Короче, предназначение вот в чем: оставаться человеком. Даже если что-то – история? эволюция? дьявол? – хочет сделать из человека нечто иное. Не как Бог хочет сделать вдобавок к человеку из глины нечто иное, нет: из человека сделать нечеловека!
Когда так заостряешь вопрос, сразу всплывает в памяти фраза из незабвенного стругацковского «Понедельника»: «Мы знаем, что эта задача не имеет решения. Мы хотим знать, как ее решать».

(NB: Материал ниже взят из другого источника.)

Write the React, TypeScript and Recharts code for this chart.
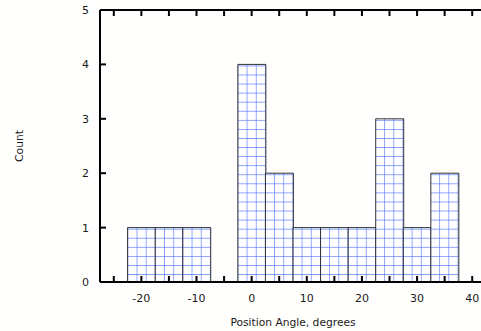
import React from "react";
import { BarChart, Bar, XAxis, YAxis } from "recharts";

// histogram bins (centre of each 5-degree bin) and counts
const binCenters = [-20, -15, -10, -5, 0, 5, 10, 15, 20, 25, 30, 35];
const counts = [1, 1, 1, 0, 4, 2, 1, 1, 1, 3, 1, 2];
const xTicks = [-25, -20, -15, -10, -5, 0, 5, 10, 15, 20, 25, 30, 35, 40];
const yTicks = [0, 1, 2, 3, 4, 5];

const data = binCenters.map((c, i) => ({ angle: c, count: counts[i] }));

const FONT = "DejaVu Sans, Verdana, sans-serif";
const INK = "#1a1a1a";

function BottomTick({ x, y, payload }: any) {
  return (
    <g>
      <path d={`M${x},${y} V${y - 6}`} stroke="#000" strokeWidth={2} fill="none" />
      {payload.value % 10 === 0 && (
        <text x={x} y={y + 20} textAnchor="middle" fontSize={11} fontFamily={FONT} fill={INK}>
          {payload.value}
        </text>
      )}
    </g>
  );
}

function TopTick({ x, y }: any) {
  return <path d={`M${x},${y} V${y + 6}`} stroke="#000" strokeWidth={2} fill="none" />;
}

function LeftTick({ x, y, payload }: any) {
  return (
    <g>
      <path d={`M${x},${y} H${x + 6}`} stroke="#000" strokeWidth={2} fill="none" />
      <text x={x - 11} y={y + 4} textAnchor="end" fontSize={11} fontFamily={FONT} fill={INK}>
        {payload.value}
      </text>
    </g>
  );
}

function RightTick({ x, y }: any) {
  return <path d={`M${x},${y} H${x - 6}`} stroke="#000" strokeWidth={2} fill="none" />;
}

export default function App() {
  return (
    <div
      style={{
        position: "absolute",
        left: 0,
        top: 0,
        width: 481,
        height: 331,
        overflow: "hidden",
        background: "#fffffd",
      }}
    >
      <BarChart
        width={487}
        height={331}
        data={data}
        margin={{ top: 9, right: 0, bottom: 0, left: 0 }}
        barCategoryGap={0}
      >
        <defs>
          <pattern
            id="gridFill"
            patternUnits="userSpaceOnUse"
            x={128.3}
            y={265.9}
            width={9.17}
            height={9.07}
          >
            <rect width={9.17} height={9.07} fill="#ffffff" />
            <path d="M 9.17 0 V 9.07 M 0 9.07 H 9.17" stroke="#5a7cff" strokeWidth={1.3} />
          </pattern>
        </defs>
        <XAxis
          dataKey="angle"
          type="number"
          domain={[-27.5, 42.5]}
          ticks={xTicks}
          interval={0}
          height={49}
          tickSize={0}
          tickMargin={0}
          tickLine={false}
          axisLine={{ stroke: "#000", strokeWidth: 2 }}
          tick={<BottomTick />}
          label={{
            content: ({ viewBox }: any) => (
              <text
                x={viewBox.x + viewBox.width / 2}
                y={326}
                textAnchor="middle"
                fontSize={10.7}
                fontFamily={FONT}
                fill={INK}
              >
                Position Angle, degrees
              </text>
            ),
          }}
        />
        <XAxis
          xAxisId="top"
          dataKey="angle"
          type="number"
          orientation="top"
          domain={[-27.5, 42.5]}
          ticks={xTicks}
          interval={0}
          height={1}
          tickSize={0}
          tickMargin={0}
          tickLine={false}
          axisLine={{ stroke: "#000", strokeWidth: 2 }}
          tick={<TopTick />}
        />
        <YAxis
          domain={[0, 5]}
          ticks={yTicks}
          interval={0}
          width={100}
          tickSize={0}
          tickMargin={0}
          tickLine={false}
          axisLine={{ stroke: "#000", strokeWidth: 2 }}
          tick={<LeftTick />}
          label={{
            content: ({ viewBox }: any) => {
              const cy = viewBox.y + viewBox.height / 2;
              return (
                <text
                  x={23}
                  y={cy}
                  transform={`rotate(-90, 23, ${cy})`}
                  textAnchor="middle"
                  fontSize={10.7}
                  fontFamily={FONT}
                  fill={INK}
                >
                  Count
                </text>
              );
            },
          }}
        />
        <YAxis
          yAxisId="right"
          orientation="right"
          domain={[0, 5]}
          ticks={yTicks}
          interval={0}
          width={1}
          tickSize={0}
          tickMargin={0}
          tickLine={false}
          axisLine={{ stroke: "#000", strokeWidth: 2 }}
          tick={<RightTick />}
        />
        <Bar
          dataKey="count"
          fill="url(#gridFill)"
          stroke="#333"
          strokeWidth={1}
          isAnimationActive={false}
        />
      </BarChart>
    </div>
  );
}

Уже в древнем Китае этот главный человеческий смысл и порыв был сформулирован вполне определенно. Когда последователь Конфуция Цзы Лу, остановившись в отдаленной харчевне, сказал хозяину, кто он, тот с благоговением воскликнул: «Ты ученик того Кун Цю, который знает, что хочет невозможного, и все-таки хочет этого!»
Невозможного всегда хотят те, кто жив душой. За возможным охотятся лишь мертвецы, откидывая поставленные этикой заслонки с надписью: «Мерзость. Не открывать».
С. Витицкий написал этот свой роман, значит, он жив. Дай Бог ему здоровья.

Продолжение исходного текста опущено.